Dihydro-Cucurbitacin-E; a Secondary Metabolite of Curvularia lunata's Biotransformation as a Promising cPLA-2 and sPLA-2 Inhibitor in B[a]P-Induced Lung Toxicity

Abstract

Background Lung cancer is the most common cause of mortality, and its prevalence is rising quickly, making it a major global health concern. Numerous studies have indicated that benzo(a)pyrene [B[a]P] in cigarette smoke is the main cause of lung toxicity. Objective The study's goal was to apply Curvularia lunata NRRL 2178 in biotransformation cucurbitacin-E-glucoside to dihydro-cucurbitacin-E (DHCE). We characterized the isolated DHCE using 1H-NMR and 13C-NMR spectra. We extended our study to evaluate the cancer activity of DHCE against A-549 cells in vitro, as well as its lung protective activity against B[a]P-induced lung toxicity. Methods We incubated Curvularia lunata NRRL 2178 with cucurbitacin-E-glucoside DHCE for 14 days. We isolated and characterized the obtained metabolite, DHCE, using 1H-NMR and 13C-NMR techniques. We also evaluated the IC50 of the isolated DHCE against A-549 cells. On the other hand, we conducted in vivo studies to assess its lung protective effect against B[a]P-induced toxicity in mice. Results The results of the 1H-NMR and 13C-NMR experiments showed that the metabolite, DHCE, was found because it lacked two trans-olefinic protons (23 and 24) and the hydrogen atoms of the glucose moiety in the cucurbitacin-E-glucoside skeleton structure. The IC50 value of DHCE against A-549 cells is 38.87 µg/mL, respectively. The LD50 of DHCE was 930 mg/kg b.w. Giving DHCE (18.6 and 46.5 mg/kg b.w.) orally to mice that had been given B[a]P (20 mg/kg b.w.) every day for 30 days made their plasma total cholesterol (TC), triglycerides (TG), and high density lipoprotein-c (HDL-C) levels much better, as well as their lung reduced glutathione (GSH), catalase (CAT), glutathione peroxidase (GPx), and malondialdehyde (MDA) levels, compared to mice that had been given B[a]P. On the other hand, oral administration of DHCE enhanced plasma interleukin-6 (IL-6) and nuclear factor (NF)-κB, as well as matrix metalloproteinases-2 (MMP-2) and MMP-12, in the lung of treated mice.

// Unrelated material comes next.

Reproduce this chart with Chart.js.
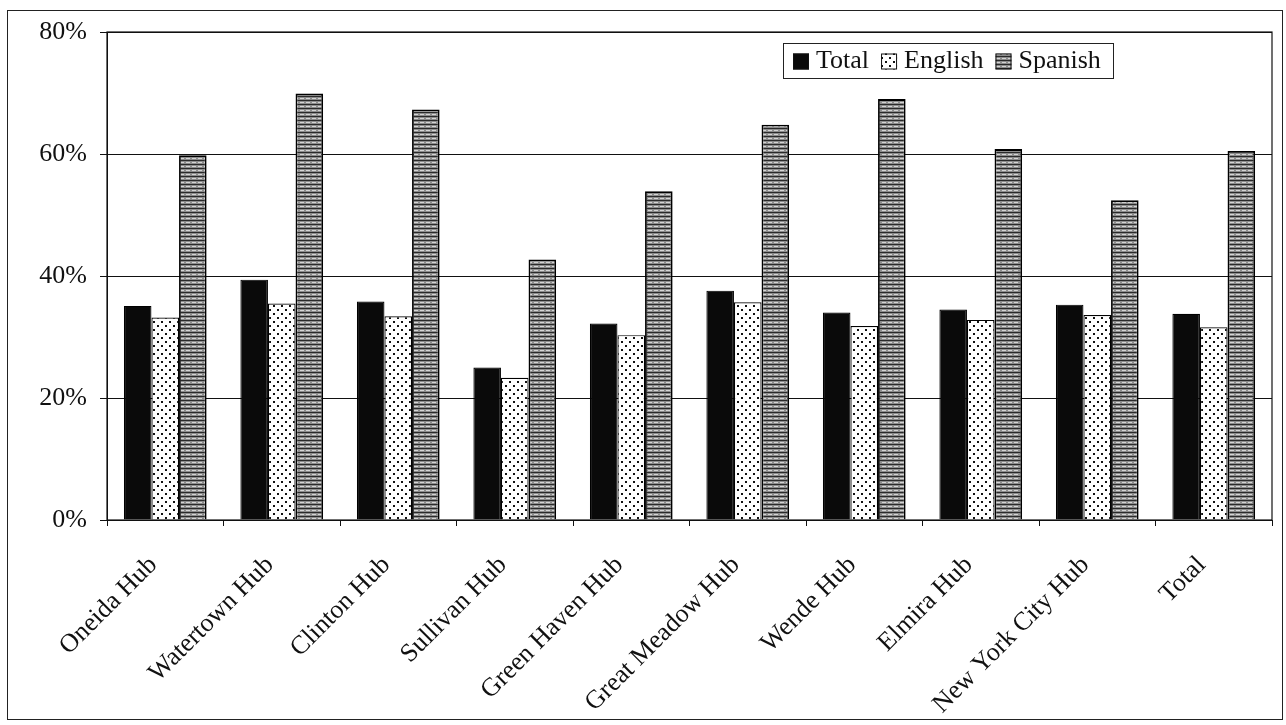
<!DOCTYPE html>
<html><head><meta charset="utf-8">
<script src="https://cdn.jsdelivr.net/npm/chart.js@4/dist/chart.umd.min.js"></script>
<style>
html,body{margin:0;padding:0;background:#fff}
#wrap{position:relative;width:1286px;height:725px}
#frame{position:absolute;left:7px;top:10px;width:1276px;height:710px;border:1px solid #222;box-sizing:border-box}
canvas{position:absolute;left:0;top:0}
</style></head>
<body>
<div id="wrap"><div id="frame"></div><canvas id="c" width="1286" height="725"></canvas></div>
<script>
// hubs + share of each group (percent)
const hubs=["Oneida Hub","Watertown Hub","Clinton Hub","Sullivan Hub","Green Haven Hub","Great Meadow Hub","Wende Hub","Elmira Hub","New York City Hub","Total"];
const totalVals=[35.1,39.4,35.8,25.0,32.2,37.6,34.0,34.5,35.3,33.8];
const englishVals=[33.2,35.5,33.4,23.3,30.3,35.7,31.8,32.8,33.6,31.6];
const spanishVals=[59.8,69.9,67.3,42.7,53.9,64.8,69.0,60.8,52.4,60.5];
const seriesNames=["Total","English","Spanish"];
const yTicks=[0,20,40,60,80];

const SERIF="'Liberation Serif','DejaVu Serif',serif";

// fill patterns like the printed chart
function mkPat(w,h,draw){const c=document.createElement("canvas");c.width=w;c.height=h;const x=c.getContext("2d");draw(x);return x.createPattern(c,"repeat")}
const patDots=mkPat(8,8,x=>{x.fillStyle="#fff";x.fillRect(0,0,8,8);x.fillStyle="#111";x.fillRect(1,1,2,2);x.fillRect(5,5,2,2)});
const patLines=mkPat(6,4,x=>{x.fillStyle="#8c8c8c";x.fillRect(0,0,6,4);x.fillStyle="#2a2a2a";x.fillRect(0,0,6,1);x.fillStyle="#d4d4d4";x.fillRect(0,2,4,1)});
const fills=["#0a0a0a",patDots,patLines];

const frame={id:"frame",afterDatasetsDraw(ch){const a=ch.chartArea,x=ch.ctx;x.save();x.strokeStyle="#111";x.lineWidth=1.2;x.strokeRect(a.left,a.top,a.right-a.left,a.bottom-a.top);x.restore()}};

const legendBox={id:"legendBox",afterDraw(ch){
  const x=ch.ctx;x.save();
  const bx=783,by=43,bw=330,bh=35;
  x.fillStyle="#fff";x.fillRect(bx,by,bw,bh);x.strokeStyle="#222";x.lineWidth=1;x.strokeRect(bx+.5,by+.5,bw,bh);
  x.font="26px "+SERIF;x.textBaseline="middle";
  let cx=bx+10;const cy=by+bh/2+1;
  ch.data.datasets.forEach((d,i)=>{
    x.fillStyle=d.backgroundColor;x.fillRect(cx,cy-8,16,16);x.strokeStyle="#111";x.strokeRect(cx+.5,cy-7.5,15,15);
    cx+=23;x.fillStyle="#111";x.fillText(d.label,cx,cy);cx+=x.measureText(d.label).width+12;
  });
  x.restore()}};

new Chart(document.getElementById("c"),{type:"bar",
  data:{labels:hubs,datasets:[
    {label:seriesNames[0],data:totalVals,backgroundColor:fills[0],borderColor:"#000",borderWidth:1.2},
    {label:seriesNames[1],data:englishVals,backgroundColor:fills[1],borderColor:"#000",borderWidth:1.2},
    {label:seriesNames[2],data:spanishVals,backgroundColor:fills[2],borderColor:"#000",borderWidth:1.8}
  ]},
  options:{responsive:false,devicePixelRatio:1,animation:false,
    layout:{padding:{left:0,top:32,right:14,bottom:0}},
    plugins:{legend:{display:false},tooltip:{enabled:false}},
    datasets:{bar:{categoryPercentage:0.71,barPercentage:1}},
    scales:{
      x:{offset:true,grid:{offset:true,drawOnChartArea:false,drawTicks:true,tickLength:6,color:"#111"},border:{color:"#111"},
        ticks:{color:"#111",font:{family:SERIF,size:26},minRotation:45,maxRotation:45,padding:24,labelOffset:-12,autoSkip:false},
        afterFit:s=>{s.height=205}},
      y:{min:0,max:80,grid:{color:"#111",lineWidth:1,tickLength:7},border:{color:"#111"},
        afterBuildTicks:s=>{s.ticks=yTicks.map(v=>({value:v}))},
        ticks:{color:"#111",font:{family:SERIF,size:26},padding:13,callback:v=>v+"%"},
        afterFit:s=>{s.width=107}}
    }},
  plugins:[frame,legendBox]});
</script>
</body></html>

On the other hand, administering DHCE to lung mice treated with B[a]P reduced the activity of crucial genes linked to lung inflammation, specifically cytosolic (cPLA2) and Secretory Phospholipase A2 (sPLA2). Furthermore, DHCE nearly normalized these effects in lung histoarchitecture. Conclusion The obtained biochemical, molecular biology, and histological results proved the lung protective activity of Curvularia lunata metabolite (DHCE) against B[a]P-induced lung toxicity in mice.